# Meet the Maid...



## themacgregor (Jul 12, 2007)

The Molly Maid
*ba-dum ba!*

She's my only rat-babe at the moment, we're still recovering from the loss of my other girls, Mocha & Toby a few months ago. I've been on the look out for potential friends for Molly, I really want to get 2-3 more rats, but nothing has gone through so far. The last breeder I was in contact with had a whole colony wiped out due to some sort of virus just a few days before I was going to bring a couple young girls home  It sucks that they passed away, but at least Molly didn't get in contact with them. I'm not ready to say goodbye and she sure isn't ready to go. 
Molly had a photo shoot last night, to get our spirits up. I hope you enjoy these pics.

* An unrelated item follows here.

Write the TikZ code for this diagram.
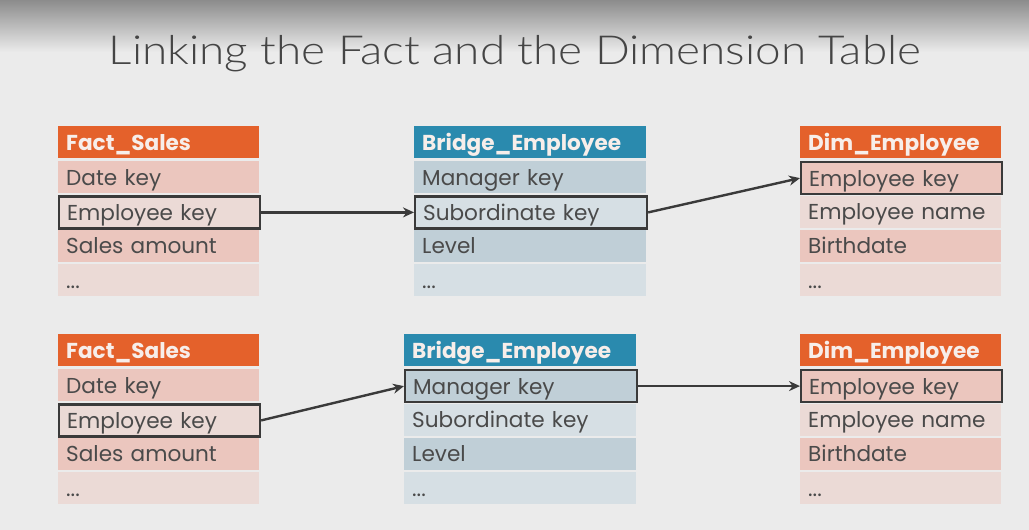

Can you guess her age by her size? A cookie to anyone who guesses correctly 










































































;D ;D ;D


----------



## me_rat_lover (Feb 26, 2009)

awwwwwwwww   how old are they?


----------



## Jest (Dec 29, 2008)

Awww, in the third pic it looks like she's missing her front legs lol


----------



## themacgregor (Jul 12, 2007)

Molly is a lot older than she seems... ;D

Does anyone notice her lovely ear tear? Toby knotched her ear the first time they met, and now even though she's gone, I always remember Toby when I see Molly's ear.


----------



## Gizzmo_2m (Mar 8, 2009)

definately cute little girl you have there ;D


----------



## Betsy (Jun 23, 2008)

How cute


----------